WRITTEN TASK –
Make an exact transcription of the material, leaving out all images.
[START OF PROVIDED DATA]
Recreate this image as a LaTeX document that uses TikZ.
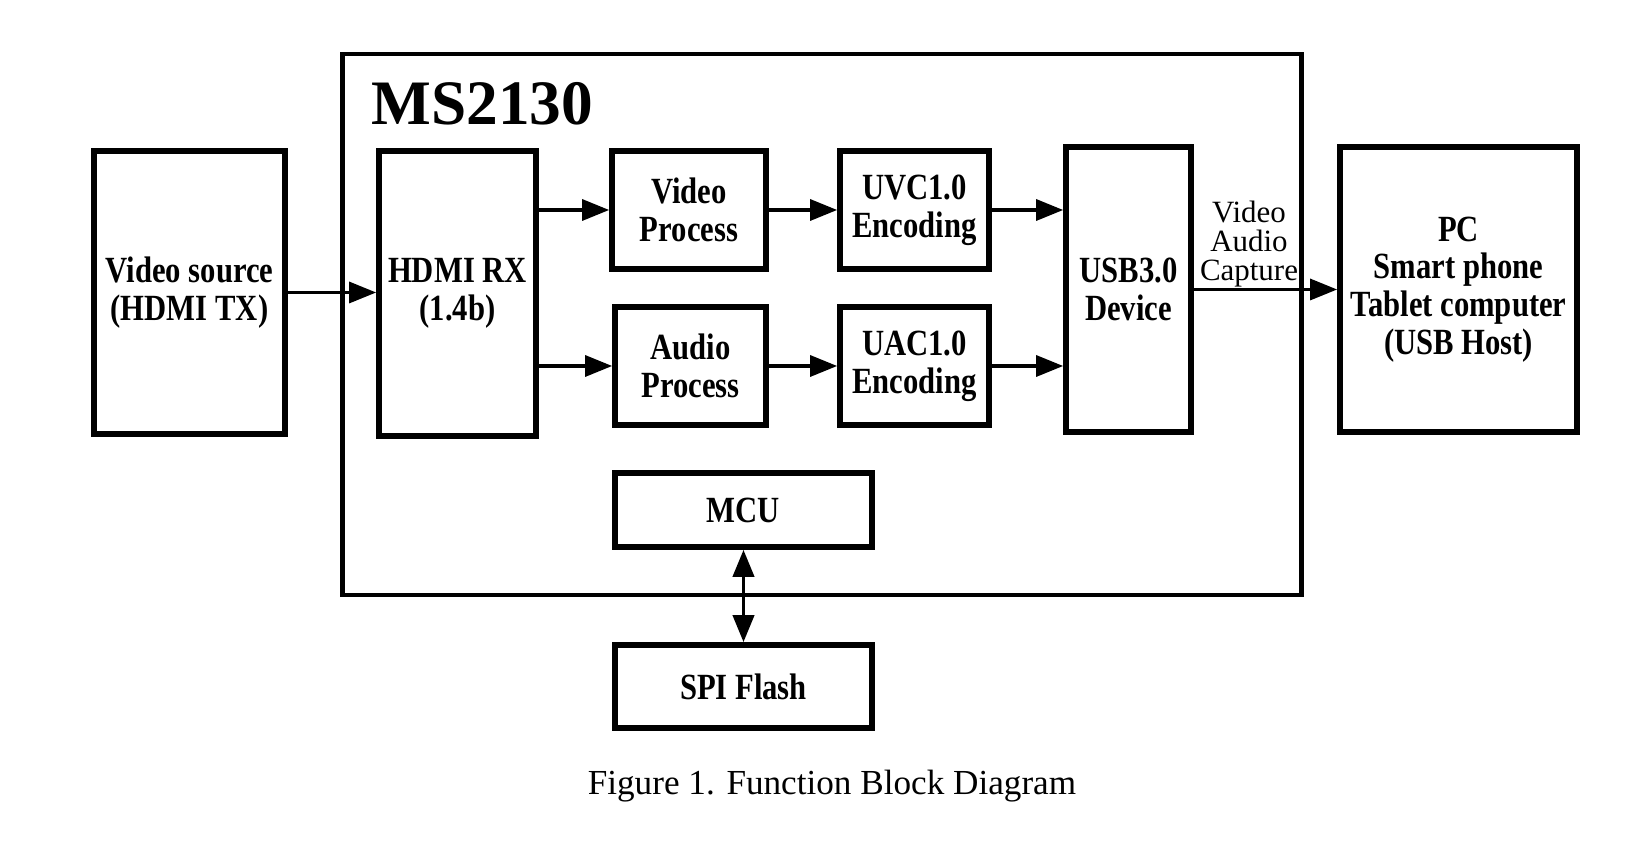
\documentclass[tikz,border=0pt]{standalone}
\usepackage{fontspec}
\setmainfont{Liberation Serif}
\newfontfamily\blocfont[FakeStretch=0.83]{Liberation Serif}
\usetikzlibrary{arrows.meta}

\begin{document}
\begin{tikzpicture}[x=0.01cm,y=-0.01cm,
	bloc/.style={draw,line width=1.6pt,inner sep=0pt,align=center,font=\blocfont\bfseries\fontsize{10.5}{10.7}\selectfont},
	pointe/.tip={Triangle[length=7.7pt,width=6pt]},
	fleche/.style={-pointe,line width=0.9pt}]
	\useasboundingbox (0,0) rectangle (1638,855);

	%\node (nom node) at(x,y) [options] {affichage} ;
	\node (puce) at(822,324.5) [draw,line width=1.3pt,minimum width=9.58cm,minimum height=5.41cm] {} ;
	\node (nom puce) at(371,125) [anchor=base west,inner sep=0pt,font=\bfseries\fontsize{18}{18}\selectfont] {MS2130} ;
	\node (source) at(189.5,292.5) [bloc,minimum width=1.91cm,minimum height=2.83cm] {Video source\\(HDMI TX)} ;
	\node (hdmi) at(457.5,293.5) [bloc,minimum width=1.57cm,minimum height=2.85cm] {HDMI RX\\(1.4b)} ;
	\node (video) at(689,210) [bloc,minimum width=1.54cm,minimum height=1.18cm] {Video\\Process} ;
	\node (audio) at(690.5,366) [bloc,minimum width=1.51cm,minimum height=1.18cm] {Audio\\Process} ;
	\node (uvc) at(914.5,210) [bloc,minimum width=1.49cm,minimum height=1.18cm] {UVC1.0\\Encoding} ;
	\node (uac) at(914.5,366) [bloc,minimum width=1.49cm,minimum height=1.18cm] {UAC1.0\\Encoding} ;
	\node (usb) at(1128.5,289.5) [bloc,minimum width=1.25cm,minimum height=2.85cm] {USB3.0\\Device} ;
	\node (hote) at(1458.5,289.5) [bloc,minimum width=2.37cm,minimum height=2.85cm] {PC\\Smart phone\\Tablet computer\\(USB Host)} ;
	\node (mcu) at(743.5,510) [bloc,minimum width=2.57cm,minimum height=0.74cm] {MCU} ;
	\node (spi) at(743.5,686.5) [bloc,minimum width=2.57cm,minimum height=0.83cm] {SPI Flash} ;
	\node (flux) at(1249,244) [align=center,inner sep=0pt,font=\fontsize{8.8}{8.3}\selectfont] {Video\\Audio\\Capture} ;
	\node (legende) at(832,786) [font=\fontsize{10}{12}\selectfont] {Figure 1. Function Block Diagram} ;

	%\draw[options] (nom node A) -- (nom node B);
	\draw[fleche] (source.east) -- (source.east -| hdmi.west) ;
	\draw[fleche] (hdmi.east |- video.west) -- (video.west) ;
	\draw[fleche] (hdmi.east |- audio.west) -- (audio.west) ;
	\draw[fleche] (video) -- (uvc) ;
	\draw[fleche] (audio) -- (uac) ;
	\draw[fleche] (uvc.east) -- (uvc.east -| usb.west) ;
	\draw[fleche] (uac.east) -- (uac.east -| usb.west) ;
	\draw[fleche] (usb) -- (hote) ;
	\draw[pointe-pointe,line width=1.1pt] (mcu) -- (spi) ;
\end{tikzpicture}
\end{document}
[END OF PROVIDED DATA]
EXERCISE RESULT –
Recreate this image as a LaTeX document that uses TikZ.
\documentclass[tikz,border=0pt]{standalone}
\usepackage{fontspec}
\setmainfont{Liberation Serif}
\newfontfamily\blocfont[FakeStretch=0.83]{Liberation Serif}
\usetikzlibrary{arrows.meta}

\begin{document}
\begin{tikzpicture}[x=0.01cm,y=-0.01cm,
	bloc/.style={draw,line width=1.6pt,inner sep=0pt,align=center,font=\blocfont\bfseries\fontsize{10.5}{10.7}\selectfont},
	pointe/.tip={Triangle[length=7.7pt,width=6pt]},
	fleche/.style={-pointe,line width=0.9pt}]
	\useasboundingbox (0,0) rectangle (1638,855);

	%\node (nom node) at(x,y) [options] {affichage} ;
	\node (puce) at(822,324.5) [draw,line width=1.3pt,minimum width=9.58cm,minimum height=5.41cm] {} ;
	\node (nom puce) at(371,125) [anchor=base west,inner sep=0pt,font=\bfseries\fontsize{18}{18}\selectfont] {MS2130} ;
	\node (source) at(189.5,292.5) [bloc,minimum width=1.91cm,minimum height=2.83cm] {Video source\\(HDMI TX)} ;
	\node (hdmi) at(457.5,293.5) [bloc,minimum width=1.57cm,minimum height=2.85cm] {HDMI RX\\(1.4b)} ;
	\node (video) at(689,210) [bloc,minimum width=1.54cm,minimum height=1.18cm] {Video\\Process} ;
	\node (audio) at(690.5,366) [bloc,minimum width=1.51cm,minimum height=1.18cm] {Audio\\Process} ;
	\node (uvc) at(914.5,210) [bloc,minimum width=1.49cm,minimum height=1.18cm] {UVC1.0\\Encoding} ;
	\node (uac) at(914.5,366) [bloc,minimum width=1.49cm,minimum height=1.18cm] {UAC1.0\\Encoding} ;
	\node (usb) at(1128.5,289.5) [bloc,minimum width=1.25cm,minimum height=2.85cm] {USB3.0\\Device} ;
	\node (hote) at(1458.5,289.5) [bloc,minimum width=2.37cm,minimum height=2.85cm] {PC\\Smart phone\\Tablet computer\\(USB Host)} ;
	\node (mcu) at(743.5,510) [bloc,minimum width=2.57cm,minimum height=0.74cm] {MCU} ;
	\node (spi) at(743.5,686.5) [bloc,minimum width=2.57cm,minimum height=0.83cm] {SPI Flash} ;
	\node (flux) at(1249,244) [align=center,inner sep=0pt,font=\fontsize{8.8}{8.3}\selectfont] {Video\\Audio\\Capture} ;
	\node (legende) at(832,786) [font=\fontsize{10}{12}\selectfont] {Figure 1. Function Block Diagram} ;

	%\draw[options] (nom node A) -- (nom node B);
	\draw[fleche] (source.east) -- (source.east -| hdmi.west) ;
	\draw[fleche] (hdmi.east |- video.west) -- (video.west) ;
	\draw[fleche] (hdmi.east |- audio.west) -- (audio.west) ;
	\draw[fleche] (video) -- (uvc) ;
	\draw[fleche] (audio) -- (uac) ;
	\draw[fleche] (uvc.east) -- (uvc.east -| usb.west) ;
	\draw[fleche] (uac.east) -- (uac.east -| usb.west) ;
	\draw[fleche] (usb) -- (hote) ;
	\draw[pointe-pointe,line width=1.1pt] (mcu) -- (spi) ;
\end{tikzpicture}
\end{document}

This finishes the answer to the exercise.